_What the task requires_
Below, find the line containing "Clone this chart in Plotly." and the line containing "mbrs4se_dig = [0, 5.8, 10.3, 16.8, 19.3, 20.6, 22.2, 23.2, 23.8]"; reproduce exactly those two and every line between them, omitting pictures.

[start]

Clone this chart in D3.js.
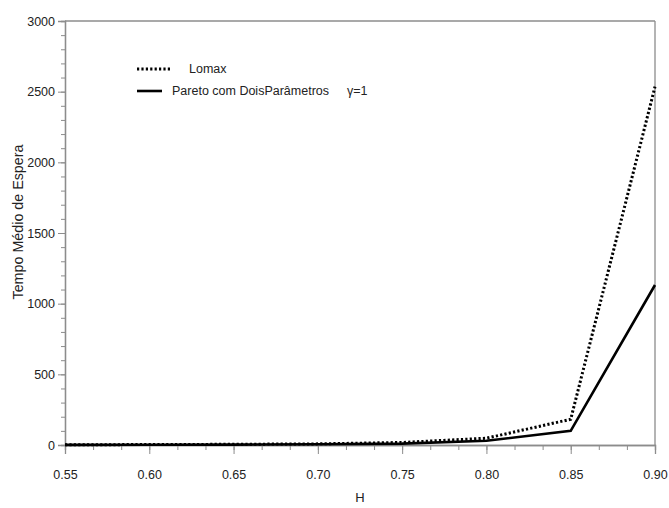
<!DOCTYPE html>
<html>
<head>
<meta charset="utf-8">
<script src="https://cdn.jsdelivr.net/npm/d3@7"></script>
<style>
  html, body { margin: 0; padding: 0; background: #fff; }
  svg { display: block; font-family: "Liberation Sans", Arial, sans-serif; }
</style>
</head>
<body>
<svg id="chart" width="669" height="508"></svg>
<script>
// Mean waiting time vs. Hurst parameter H
const hValues = [0.55, 0.60, 0.65, 0.70, 0.75, 0.80, 0.85, 0.90];
const lomax = [2, 3, 5, 8, 18, 48, 182, 2535];
const pareto = [1, 2, 3, 5, 10, 30, 100, 1132];
const xTicks = [0.55, 0.60, 0.65, 0.70, 0.75, 0.80, 0.85, 0.90];
const yTicks = [0, 500, 1000, 1500, 2000, 2500, 3000];
const legendLabels = ["Lomax", "Pareto com DoisParâmetros"];
const gammaLabel = "\u03B3=1";

const svg = d3.select("#chart");
const m = { left: 65, right: 655, top: 21, bottom: 445 };
const axisColor = "#8c8c8c";

const x = d3.scaleLinear().domain([0.55, 0.90]).range([m.left, m.right]);
const y = d3.scaleLinear().domain([0, 3000]).range([m.bottom, m.top]);

// frame: top and right edges
svg.append("line").attr("x1", m.left).attr("x2", m.right).attr("y1", m.top).attr("y2", m.top)
  .attr("stroke", axisColor).attr("stroke-width", 1.3);
svg.append("line").attr("x1", m.right).attr("x2", m.right).attr("y1", m.top).attr("y2", m.bottom)
  .attr("stroke", axisColor).attr("stroke-width", 1.3);

// minor ticks
const xMinor = d3.range(0, 22).map(i => 0.55 + i * 0.35 / 21);
const yMinor = d3.range(0, 31).map(i => i * 100);

const xAxis = svg.append("g").attr("transform", `translate(0,${m.bottom})`);
xAxis.append("g").call(d3.axisBottom(x).tickValues(xMinor).tickSize(5).tickFormat(""));
xAxis.append("g").call(d3.axisBottom(x).tickValues(xTicks).tickSize(9).tickPadding(16)
  .tickFormat(d3.format(".2f")));

const yAxis = svg.append("g").attr("transform", `translate(${m.left},0)`);
yAxis.append("g").call(d3.axisLeft(y).tickValues(yMinor).tickSize(4).tickFormat(""));
yAxis.append("g").call(d3.axisLeft(y).tickValues(yTicks).tickSize(7).tickPadding(3)
  .tickFormat(d3.format("d")));

svg.selectAll(".domain").attr("stroke", axisColor).attr("stroke-width", 1.3);
svg.selectAll(".tick line").attr("stroke", axisColor).attr("stroke-width", 1);
svg.selectAll(".tick text").attr("fill", "#222").style("font-size", "12.5px")
  .style("font-family", "'Liberation Sans', Arial, sans-serif");

// axis titles
svg.append("text").attr("x", (m.left + m.right) / 2).attr("y", 502)
  .attr("text-anchor", "middle").attr("fill", "#222").style("font-size", "13px").text("H");
svg.append("text").attr("transform", "translate(23,222) rotate(-90)")
  .attr("text-anchor", "middle").attr("fill", "#222").style("font-size", "14.3px")
  .text("Tempo Médio de Espera");

// series
const line = d3.line().x((d, i) => x(hValues[i])).y(d => y(d));
svg.append("path").datum(pareto).attr("d", line).attr("fill", "none")
  .attr("stroke", "#000").attr("stroke-width", 2.6).attr("stroke-linejoin", "miter");
svg.append("path").datum(lomax).attr("d", line).attr("fill", "none")
  .attr("stroke", "#000").attr("stroke-width", 3).attr("stroke-dasharray", "2.2,2.2");

// legend
const lg = svg.append("g");
lg.append("line").attr("x1", 137).attr("x2", 172).attr("y1", 69).attr("y2", 69)
  .attr("stroke", "#000").attr("stroke-width", 3).attr("stroke-dasharray", "2.2,2.2");
lg.append("text").attr("x", 189).attr("y", 73).attr("fill", "#222").style("font-size", "12.5px")
  .text(legendLabels[0]);
lg.append("line").attr("x1", 137).attr("x2", 162).attr("y1", 91).attr("y2", 91)
  .attr("stroke", "#000").attr("stroke-width", 2.6);
lg.append("text").attr("x", 172).attr("y", 95).attr("fill", "#222").style("font-size", "12.5px")
  .text(legendLabels[1]);
lg.append("text").attr("x", 347).attr("y", 95).attr("fill", "#222").style("font-size", "12.5px")
  .text(gammaLabel);
</script>
</body>
</html>
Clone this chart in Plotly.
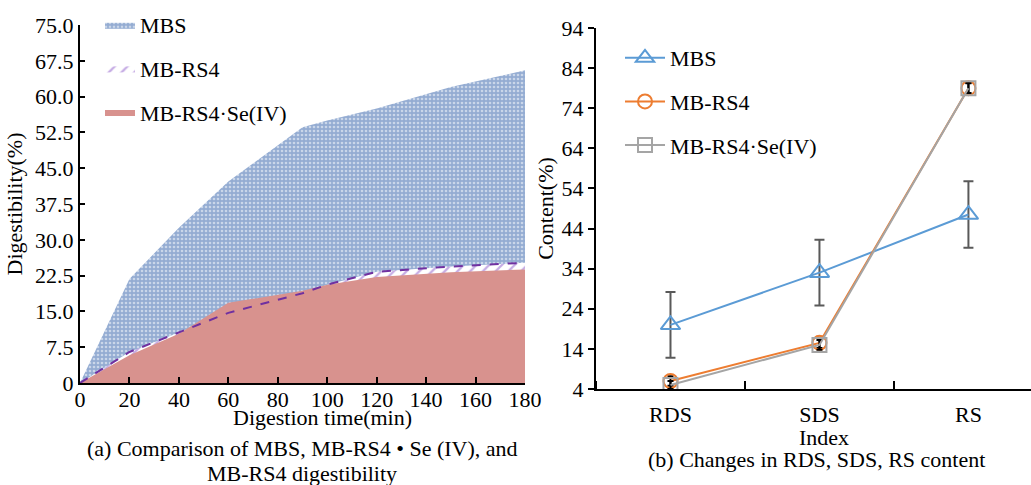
import plotly.graph_objects as go

# ---------- data: left chart (digestibility vs time) ----------
time_min = [0, 20, 40, 60, 90, 100, 120, 150, 180]
mbs_dig = [0, 21.8, 32.5, 42.2, 53.6, 55.0, 57.5, 62.0, 65.5]
mbrs4_dig = [0, 6.5, 10.6, 14.7, 18.8, 20.6, 23.3, 24.4, 25.2]
mbrs4se_dig = [0, 5.8, 10.3, 16.8, 19.3, 20.6, 22.2, 23.2, 23.8]

# ---------- data: right chart (content by index) ----------
index_cats = ["RDS", "SDS", "RS"]
mbs_content = [20.0, 33.0, 47.5]
mbs_err = [8.2, 8.2, 8.3]
mbrs4_content = [6.0, 15.5, 79.0]
mbrs4_err = [1.2, 1.3, 1.3]
mbrs4se_content = [5.0, 15.0, 79.0]
mbrs4se_err = [1.0, 1.2, 1.2]

left_xticks = list(range(0, 181, 20))
left_yticks = [0, 7.5, 15, 22.5, 30, 37.5, 45, 52.5, 60, 67.5, 75]
left_yticklabels = ["0", "7.5", "15.0", "22.5", "30.0", "37.5", "45.0", "52.5", "60.0", "67.5", "75.0"]
right_yticks = [4, 14, 24, 34, 44, 54, 64, 74, 84, 94]
idx_pos = list(range(len(index_cats)))

FONT = "Liberation Serif"
FS = 22
W, H = 1031, 485

fig = go.Figure()

# left areas
fig.add_trace(go.Scatter(
    x=time_min, y=mbs_dig, name="MBS", mode="lines", fill="tozeroy",
    line=dict(width=0, color="#94acd2"),
    fillcolor="#94acd2",
    fillpattern=dict(shape=".", bgcolor="#94acd2", fgcolor="white", size=4, solidity=0.35),
    legend="legend", legendgroup="a1", xaxis="x", yaxis="y"))
fig.add_trace(go.Scatter(
    x=time_min, y=mbrs4_dig, name="MB-RS4", mode="lines", fill="tozeroy",
    line=dict(width=0, color="#8a55c8"),
    fillpattern=dict(shape="/", bgcolor="white", fgcolor="#8a55c8", size=9, solidity=0.25),
    legend="legend", legendgroup="a2", xaxis="x", yaxis="y"))
fig.add_trace(go.Scatter(
    x=time_min, y=mbrs4se_dig, name="MB-RS4·Se(IV)", mode="lines", fill="tozeroy",
    line=dict(width=0, color="#d8928e"), fillcolor="#d8928e",
    legend="legend", legendgroup="a3", xaxis="x", yaxis="y"))
fig.add_trace(go.Scatter(
    x=time_min, y=mbrs4_dig, mode="lines", showlegend=False,
    line=dict(width=2, color="#7030a0", dash="dash"),
    xaxis="x", yaxis="y", hoverinfo="skip"))

# right lines
fig.add_trace(go.Scatter(
    x=idx_pos, y=mbs_content, name="MBS", mode="lines+markers",
    line=dict(color="#5b9bd5", width=2),
    marker=dict(symbol="triangle-up-open", size=17, line=dict(width=2, color="#5b9bd5")),
    error_y=dict(type="data", array=mbs_err, color="#595959", thickness=2, width=5),
    legend="legend2", legendgroup="b1", xaxis="x2", yaxis="y2"))
fig.add_trace(go.Scatter(
    x=idx_pos, y=mbrs4_content, name="MB-RS4", mode="lines+markers",
    line=dict(color="#ed7d31", width=2),
    marker=dict(symbol="circle-open", size=14, line=dict(width=2, color="#ed7d31")),
    error_y=dict(type="data", array=mbrs4_err, color="black", thickness=2, width=3),
    legend="legend2", legendgroup="b2", xaxis="x2", yaxis="y2"))
fig.add_trace(go.Scatter(
    x=idx_pos, y=mbrs4se_content, name="MB-RS4·Se(IV)", mode="lines+markers",
    line=dict(color="#a5a5a5", width=2),
    marker=dict(symbol="square-open", size=14, line=dict(width=2, color="#a5a5a5")),
    error_y=dict(type="data", array=mbrs4se_err, color="black", thickness=2, width=3),
    legend="legend2", legendgroup="b3", xaxis="x2", yaxis="y2"))


def ax(**kw):
    d = dict(showline=True, linecolor="black", linewidth=2, showgrid=False,
             zeroline=False, ticks="inside", tickcolor="black", tickwidth=2,
             automargin=False, tickfont=dict(family=FONT, size=FS, color="black"))
    d.update(kw)
    return d


fig.update_layout(
    width=W, height=H, margin=dict(l=0, r=0, t=0, b=0, autoexpand=False),
    paper_bgcolor="white", plot_bgcolor="rgba(0,0,0,0)",
    font=dict(family=FONT, color="black"),
    showlegend=True,
    xaxis=ax(domain=[80 / W, 525 / W], range=[0, 180], tickvals=left_xticks,
             ticklen=6, anchor="y", ticklabelstandoff=-4),
    yaxis=ax(domain=[(H - 383) / H, (H - 25) / H], range=[0, 75],
             tickvals=left_yticks, ticktext=left_yticklabels, ticklen=5, anchor="x",
             title=dict(text="Digestibility(%)", font=dict(family=FONT, size=FS), standoff=6)),
    xaxis2=ax(domain=[596 / W, 1.0], range=[-0.5, 2.42],
              tickvals=idx_pos, ticktext=index_cats, ticks="", anchor="y2",
              ticklabelstandoff=5,
              minor=dict(tickmode="linear", tick0=0.5, dtick=1, ticks="inside",
                         ticklen=8, tickwidth=2, tickcolor="black", showgrid=False)),
    yaxis2=ax(domain=[(H - 389) / H, (H - 28) / H], range=[4, 94],
              tickvals=right_yticks, ticklen=6, anchor="x2", ticks="outside",
              title=dict(text="Content(%)", font=dict(family=FONT, size=FS), standoff=2)),
    legend=dict(x=100 / W, y=1 - 4 / H, xanchor="left", yanchor="top",
                font=dict(family=FONT, size=FS, color="black"),
                bgcolor="rgba(0,0,0,0)", tracegroupgap=12, itemwidth=30),
    legend2=dict(x=620 / W, y=1 - 37 / H, xanchor="left", yanchor="top",
                 font=dict(family=FONT, size=FS, color="black"),
                 bgcolor="rgba(0,0,0,0)", tracegroupgap=12, itemwidth=40),
)

annos = [
    dict(text="Digestion time(min)", x=322 / W, y=1 - 417 / H),
    dict(text="(a) Comparison of MBS, MB-RS4 • Se (IV), and", x=302 / W, y=1 - 448 / H),
    dict(text="MB-RS4 digestibility", x=302 / W, y=1 - 473 / H),
    dict(text="Index", x=824 / W, y=1 - 437 / H),
    dict(text="(b) Changes in RDS, SDS, RS content", x=816 / W, y=1 - 459 / H),
]
for a in annos:
    fig.add_annotation(text=a["text"], x=a["x"], y=a["y"], xref="paper", yref="paper",
                       xanchor="center", yanchor="middle", showarrow=False,
                       font=dict(family=FONT, size=FS, color="black"))

fig.write_html("out.html", config={"displayModeBar": False},
               post_script="document.body.style.margin='0';document.body.style.overflow='hidden';")
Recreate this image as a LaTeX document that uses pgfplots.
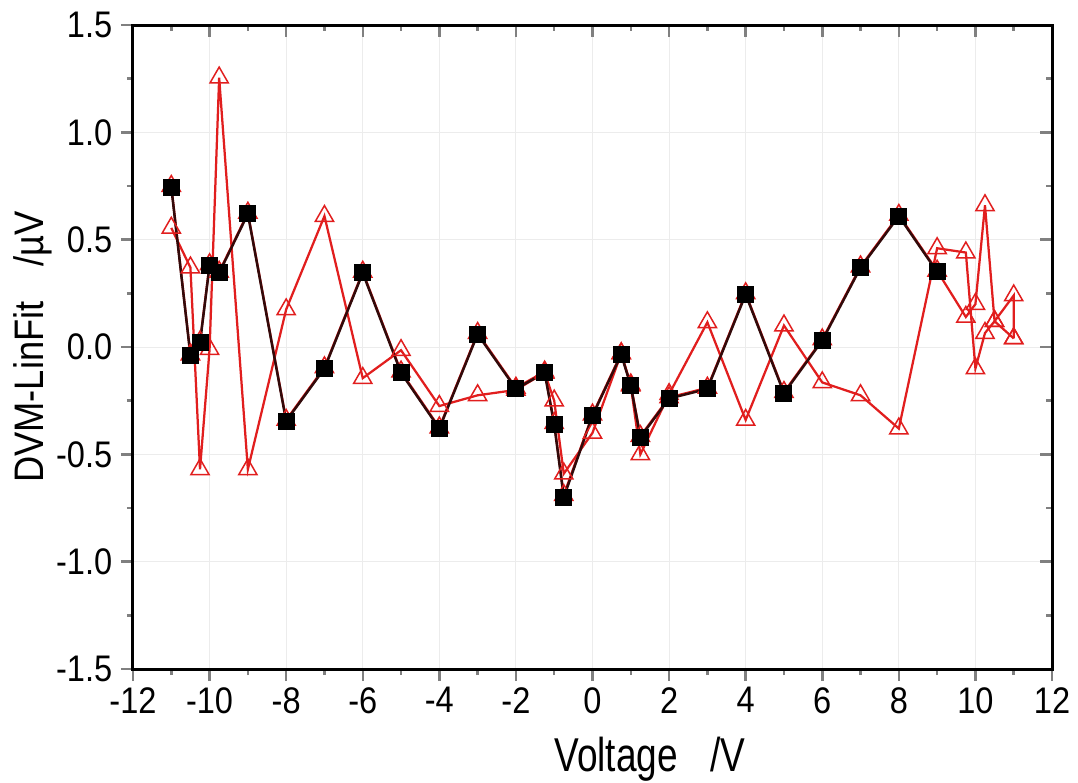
\documentclass[border=0pt]{standalone}
\usepackage{pgfplots}
\pgfplotsset{compat=1.18}
\usepackage{fontspec}
\setmainfont{Liberation Sans}
\newfontfamily\tickfont[FakeStretch=0.88]{Liberation Sans}
\newfontfamily\xlabfont[FakeStretch=0.78]{Liberation Sans}
\newfontfamily\ylabfont[FakeStretch=0.88]{Liberation Sans}

% black squares
\pgfplotstableread{
x y
-11 0.745
-10.5 -0.04
-10.25 0.02
-10 0.38
-9.75 0.345
-9 0.62
-8 -0.345
-7 -0.10
-6 0.345
-5 -0.12
-4 -0.38
-3 0.06
-2 -0.195
-1.25 -0.12
-1 -0.36
-0.75 -0.70
0 -0.32
0.75 -0.035
1 -0.18
1.25 -0.42
2 -0.24
3 -0.195
4 0.245
5 -0.215
6 0.03
7 0.37
8 0.61
9 0.35
}\blackdata

% red triangles, under the black curve
\pgfplotstableread{
x y
-11 0.75
-10.5 -0.035
-10.25 0.025
-10 0.385
-9.75 0.35
-9 0.625
-8 -0.34
-7 -0.095
-6 0.35
-5 -0.115
-4 -0.375
-3 0.065
-2 -0.19
-1.25 -0.115
-1 -0.355
-0.75 -0.69
0 -0.315
0.75 -0.03
1 -0.175
1.25 -0.415
2 -0.235
3 -0.19
4 0.25
5 -0.21
6 0.035
7 0.375
8 0.615
9 0.355
9.75 0.14
10 0.20
10.25 0.66
10.5 0.12
11 0.24
11 0.04
}\redA

% red triangles, second run
\pgfplotstableread{
x y
-11 0.555
-10.5 0.37
-10.25 -0.57
-10 -0.01
-9.75 1.255
-9 -0.57
-8 0.175
-7 0.61
-6 -0.145
-5 -0.015
-4 -0.275
-3 -0.225
-2 -0.20
-1.25 -0.12
-1 -0.25
-0.75 -0.59
0 -0.40
0.75 -0.03
1 -0.18
1.25 -0.50
2 -0.22
3 0.115
4 -0.34
5 0.10
6 -0.165
7 -0.225
8 -0.38
9 0.46
9.75 0.44
10 -0.10
10.25 0.065
10.5 0.12
11 0.04
}\redB

\definecolor{origred}{RGB}{225,30,30}
\definecolor{darkline}{RGB}{50,10,10}

\pgfplotsset{
  myframe/.style={
    width=367.6pt, height=257.6pt, scale only axis,
    xmin=-12, xmax=12, ymin=-1.5, ymax=1.5,
    xtick={-12,-10,...,12}, ytick={-1.5,-1,...,1.5},
    minor x tick num=1, minor y tick num=1,
    axis line style={line width=1.2pt},
    major tick style={line width=1pt},
    minor tick style={line width=1pt},
    major tick length=4.8pt, minor tick length=2.4pt,
  }
}

\begin{document}
\begin{tikzpicture}
\begin{axis}[
  name=main,
  myframe,
  tick align=outside,
  xtick pos=lower, ytick pos=left,
  grid=major,
  major grid style={gray!15, line width=0.4pt},
  /pgf/number format/assume math mode=true,
  yticklabel style={/pgf/number format/.cd, fixed, fixed zerofill, precision=1},
  ticklabel style={font=\tickfont\fontsize{14.8}{16}\selectfont},
  xticklabel style={yshift=1pt},
  xlabel={Voltage\hspace{13pt}/V},
  ylabel={DVM-LinFit\hspace{14pt}/µV},
  xlabel style={font=\xlabfont\fontsize{19}{21}\selectfont,
    at={(axis description cs:0.5626,-0.1595)}, anchor=base, inner ysep=2pt},
  ylabel style={font=\ylabfont\fontsize{16.5}{18}\selectfont,
    at={(axis description cs:-0.1088,0.5)}, anchor=center},
]
\addplot[origred, line width=0.9pt, mark=triangle, mark size=4.2pt,
  mark options={solid, line width=0.6pt, fill=white}] table[x=x,y=y] {\redB};
\addplot[origred, line width=0.9pt, mark=triangle, mark size=4.2pt,
  mark options={solid, line width=0.6pt, fill=white}] table[x=x,y=y] {\redA};
\addplot[darkline, line width=1pt, mark=square*, mark size=2.9pt,
  mark options={solid, black}] table[x=x,y=y] {\blackdata};
\end{axis}
\begin{axis}[
  myframe,
  tick align=inside,
  xtick pos=upper, ytick pos=right,
  xticklabels={}, yticklabels={},
]
\end{axis}
\pgfresetboundingbox
\path[use as bounding box] ([shift={(-53.2pt,-45.6pt)}]main.south west)
  rectangle ([shift={(10.4pt,10pt)}]main.north east);
\end{tikzpicture}
\end{document}
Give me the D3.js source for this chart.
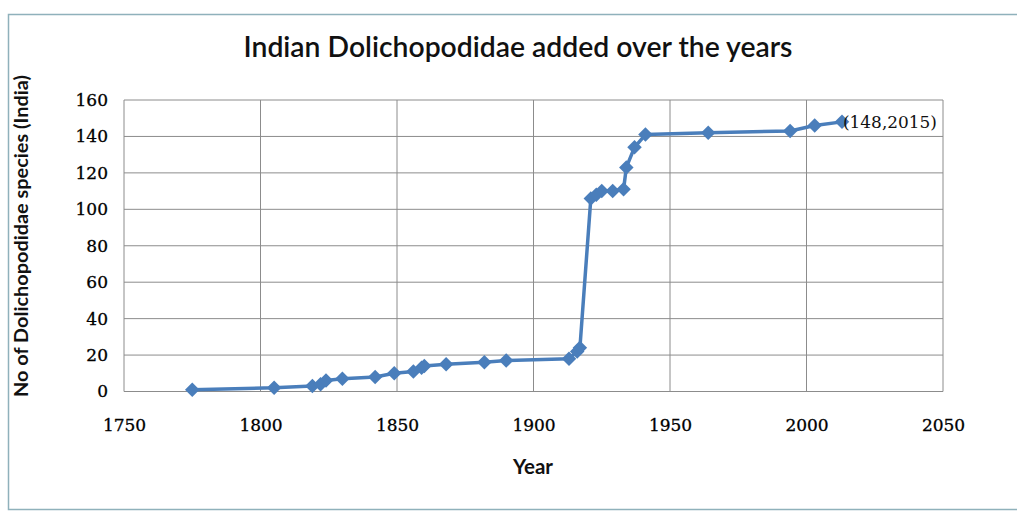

[end]

_The output_
Clone this chart in Plotly.
import plotly.graph_objects as go

# ---------- data: left chart (digestibility vs time) ----------
time_min = [0, 20, 40, 60, 90, 100, 120, 150, 180]
mbs_dig = [0, 21.8, 32.5, 42.2, 53.6, 55.0, 57.5, 62.0, 65.5]
mbrs4_dig = [0, 6.5, 10.6, 14.7, 18.8, 20.6, 23.3, 24.4, 25.2]
mbrs4se_dig = [0, 5.8, 10.3, 16.8, 19.3, 20.6, 22.2, 23.2, 23.8]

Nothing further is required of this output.